I try to make the effort to go out to the annual Vancouver Financial Forum, usually held at the Vancouver Convention Centre (where the Pan Pacific Hotel is on Waterfront). This year, apparently the conference was acquired by another company and is now re-branded as the Vancouver Moneyshow and was held at the Hyatt on Burrard Street.
The reason why I try to show up to this is because I have found it to be a rather uncanny barometer of investment sentiment, and what the “strategies of the day” tend to be. As a result, I know what to stay away from for at least the next year. I consider it to be more entertainment than anything else, although occasionally you will get some corporate swag that is actually useful.
The themes to avoid this time around seem to be heavily concentrated on gold and silver (both bullion and mining ventures), and also real estate limited partnerships.
So this year, I would like to thank the two ladies at the booth of Vale Corporation, who gave me a steel thermos. Considering I never heard of the corporation before, I much later realized that the reason why the two ladies had Latin American-sounding accents is because the company is headquartered in Brazil, and does about $30 billion in revenues a year in the mining industry.
There were a few other large-cap companies that showed up, including Proctor and Gamble, Cemex, National Bank and a couple others. I truly believe the only reason why they show up to these things is to get some vacation time out in Vancouver, although the weather this time of year was pretty rainy and windy and not hospitable.
I enjoy listening to bad investment pitches, and about half of them I classify as bad, so it takes a bit of cherry picking and research to determine which is the worst of the worst. To protect the guilty I will leave out the specific names of the companies involved.
There were three “trading schools” that had tables. One of them in particular, had a 5-day training course which you could pay $4000 for, and they give you a live account to trade 100 share lots of Apple or some stock of the day with using technical indicators they train you with. They then explained you could take the course as many times as you want with no charge, and that they train their people to do around 60 to 80 trades a week. They also said their classes have 21 people and despite them trading furiously in training, they collectively don’t lose more than around $200. I found that tough to swallow. I liked their marketing front, however – one guy and three attractive women – it implied “Want to meet women? Sign up to trading school!”. Fortunately as I left the table, I still had my wallet with me.
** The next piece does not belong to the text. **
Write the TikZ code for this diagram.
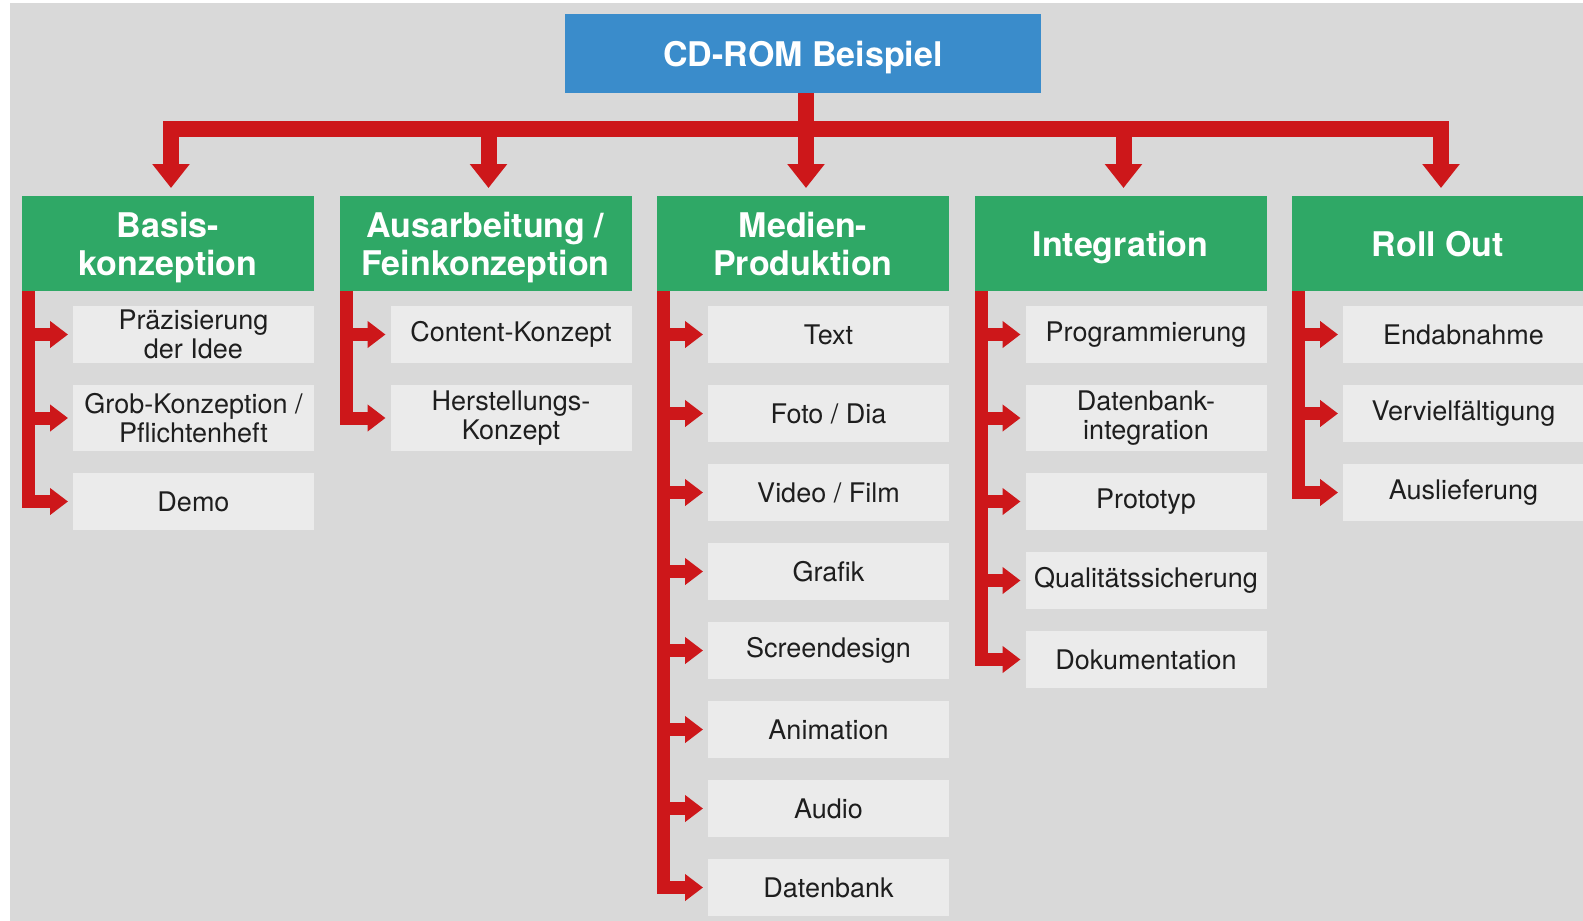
\documentclass[tikz,border=0pt]{standalone}
\usepackage{fontspec}
\setmainfont{TeX Gyre Heros}
\usetikzlibrary{arrows.meta, positioning}
\definecolor{bggray}{HTML}{D9D9D9}
\definecolor{taskgray}{HTML}{EBEBEB}
\definecolor{phasegreen}{HTML}{2FA866}
\definecolor{topblue}{HTML}{3A8CCB}
\definecolor{arrowred}{HTML}{CD171A}
\definecolor{textdark}{HTML}{1E1E1E}

\begin{document}
\begin{tikzpicture}[x=1pt, y=-1pt, node distance=22pt,
    top/.style={fill=topblue, text=white, font=\fontsize{34}{38}\selectfont\bfseries,
        text depth=0pt, minimum width=476pt, minimum height=79pt, inner sep=0pt, outer sep=0pt},
    phase/.style={fill=phasegreen, text=white, font=\fontsize{34}{38}\selectfont\bfseries,
        text depth=0pt, align=center, minimum width=292pt, minimum height=95pt, inner sep=0pt, outer sep=0pt},
    task/.style={fill=taskgray, text=textdark, font=\fontsize{27}{28.5}\selectfont,
        align=center, minimum width=241pt, minimum height=57pt, inner sep=0pt, outer sep=0pt},
    tasktwo/.style={task, minimum height=66pt},
    trunk/.style={draw=arrowred, line width=16pt},
    trunkarrow/.style={trunk, -{Triangle[length=24pt,width=36pt]}, shorten >=8pt},
    rail/.style={draw=arrowred, line width=13pt, line join=miter},
    feed/.style={rail, -{Triangle[length=18pt,width=26pt]}, shorten >=5pt}]
                \fill[white] (0,0) rectangle (1583,921);
                \fill[bggray] (10,3) rectangle (1583,921);
                \useasboundingbox (0,0) rectangle (1583,921);

                \node[top] (cdrom) at (803,53.5) {CD-ROM Beispiel};
                \node[phase] (basis) at (168,243.5) {Basis-\\konzeption};
                \node[phase, right=25.5pt of basis] (ausarb) {Ausarbeitung /\\Feinkonzeption};
                \node[phase, right=25.5pt of ausarb] (medien) {Medien-\\Produktion};
                \node[phase, right=25.5pt of medien] (integ) {Integration};
                \node[phase, right=25.5pt of integ] (rollout) {Roll Out};

                \node[task, below=15pt of basis.south east, anchor=north east] (praez) {Präzisierung\\der Idee};
                \node[tasktwo, below=of praez] (grob) {Grob-Konzeption /\\Pflichtenheft};
                \node[task, below=of grob] (demo) {Demo};

                \node[task, below=15pt of ausarb.south east, anchor=north east] (content) {Content-Konzept};
                \node[tasktwo, below=of content] (herst) {Herstellungs-\\Konzept};

                \node[task, below=15pt of medien.south east, anchor=north east] (txt) {Text};
                \node[task, below=of txt] (foto) {Foto / Dia};
                \node[task, below=of foto] (video) {Video / Film};
                \node[task, below=of video] (grafik) {Grafik};
                \node[task, below=of grafik] (screen) {Screendesign};
                \node[task, below=of screen] (anim) {Animation};
                \node[task, below=of anim] (audio) {Audio};
                \node[task, below=of audio] (dbank) {Datenbank};

                \node[task, below=15pt of integ.south east, anchor=north east] (prog) {Programmierung};
                \node[tasktwo, below=of prog] (dbint) {Datenbank-\\integration};
                \node[task, below=of dbint] (proto) {Prototyp};
                \node[task, below=of proto] (qs) {Qualitätssicherung};
                \node[task, below=of qs] (doku) {Dokumentation};

                \node[task, below=15pt of rollout.south east, anchor=north east] (endab) {Endabnahme};
                \node[task, below=of endab] (verv) {Vervielfältigung};
                \node[task, below=of verv] (ausl) {Auslieferung};

                \coordinate (bar) at (806,129);
                \coordinate (d1) at ([xshift=3pt]basis.north);
                \coordinate (d2) at ([xshift=3pt]ausarb.north);
                \coordinate (d3) at ([xshift=3pt]medien.north);
                \coordinate (d4) at ([xshift=3pt]integ.north);
                \coordinate (d5) at ([xshift=3pt]rollout.north);
                \draw[trunk, line cap=rect] (d1 |- bar) -- (d5 |- bar);
                \draw[trunkarrow] (d3 |- cdrom.south) -- (d3);
                \path (d1 |- bar) edge[trunkarrow] (d1)
                      (d2 |- bar) edge[trunkarrow] (d2)
                      (d4 |- bar) edge[trunkarrow] (d4)
                      (d5 |- bar) edge[trunkarrow] (d5);

                \coordinate (r1) at ([xshift=6.5pt]basis.south west);
                \coordinate (r2) at ([xshift=6.5pt]ausarb.south west);
                \coordinate (r3) at ([xshift=6.5pt]medien.south west);
                \coordinate (r4) at ([xshift=6.5pt]integ.south west);
                \coordinate (r5) at ([xshift=6.5pt]rollout.south west);

                \draw[feed] (r1) -- (r1 |- demo.west) -- (demo.west);
                \draw[feed] (r2) -- (r2 |- herst.west) -- (herst.west);
                \draw[feed] (r3) -- (r3 |- dbank.west) -- (dbank.west);
                \draw[feed] (r4) -- (r4 |- doku.west) -- (doku.west);
                \draw[feed] (r5) -- (r5 |- ausl.west) -- (ausl.west);
                \path (r1 |- praez.west) edge[feed] (praez.west)
                      (r1 |- grob.west) edge[feed] (grob.west)
                      (r2 |- content.west) edge[feed] (content.west)
                      (r3 |- txt.west) edge[feed] (txt.west)
                      (r3 |- foto.west) edge[feed] (foto.west)
                      (r3 |- video.west) edge[feed] (video.west)
                      (r3 |- grafik.west) edge[feed] (grafik.west)
                      (r3 |- screen.west) edge[feed] (screen.west)
                      (r3 |- anim.west) edge[feed] (anim.west)
                      (r3 |- audio.west) edge[feed] (audio.west)
                      (r4 |- prog.west) edge[feed] (prog.west)
                      (r4 |- dbint.west) edge[feed] (dbint.west)
                      (r4 |- proto.west) edge[feed] (proto.west)
                      (r4 |- qs.west) edge[feed] (qs.west)
                      (r5 |- endab.west) edge[feed] (endab.west)
                      (r5 |- verv.west) edge[feed] (verv.west);
            \end{tikzpicture}
\end{document}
There were plenty of real estate “opportunities”, ranging from commercial real estate to residential apartment investing. They typically pitched a limited partnership format. One of them, which I thought was particularly atrocious, was pitching a limited partnership that proposed redeveloping a strip mall in northeastern Edmonton. The partnership would then acquire the property from a related party through a leveraged buyout (this is where the promoters truly make their ‘money’ even if the underlying project fails), the limited partners get a substantial tax-loss writeoff in the first year, and then they very patiently have to wait many, many years for payback (i.e. 2022). A great deal for them – get your money today, and maybe give it back to your investors 12 years later.
When asking the guy “So, let’s pretend I have $25,000 in my wallet, why should I invest in you guys than Rio-Can?” and the salesguy basically gave three minutes of speech about how great their property is, and how they are not exposed to “market risk” like Rio-Can is… I did say this was entertaining, right?
The companies providing charting services were also equally amusing, although they have been a mainstay at the financial forum – charts that can produce the fanciest lines and do a wonderful job of extracting value out of historical data, but with no predictive value whatsoever.
For the first time, I’ve noticed a few firms trying to get into the fundamental data analysis sales business, but the companies were relatively uninspiring. The worst of them pretty much copied all the information out of a company’s annual information form and just put it in a research report with some very bland extrapolations of their financial status in a typical research report.
I truly wonder how many people that go to these things actually think the information they receive at these forums can be acted upon with real money.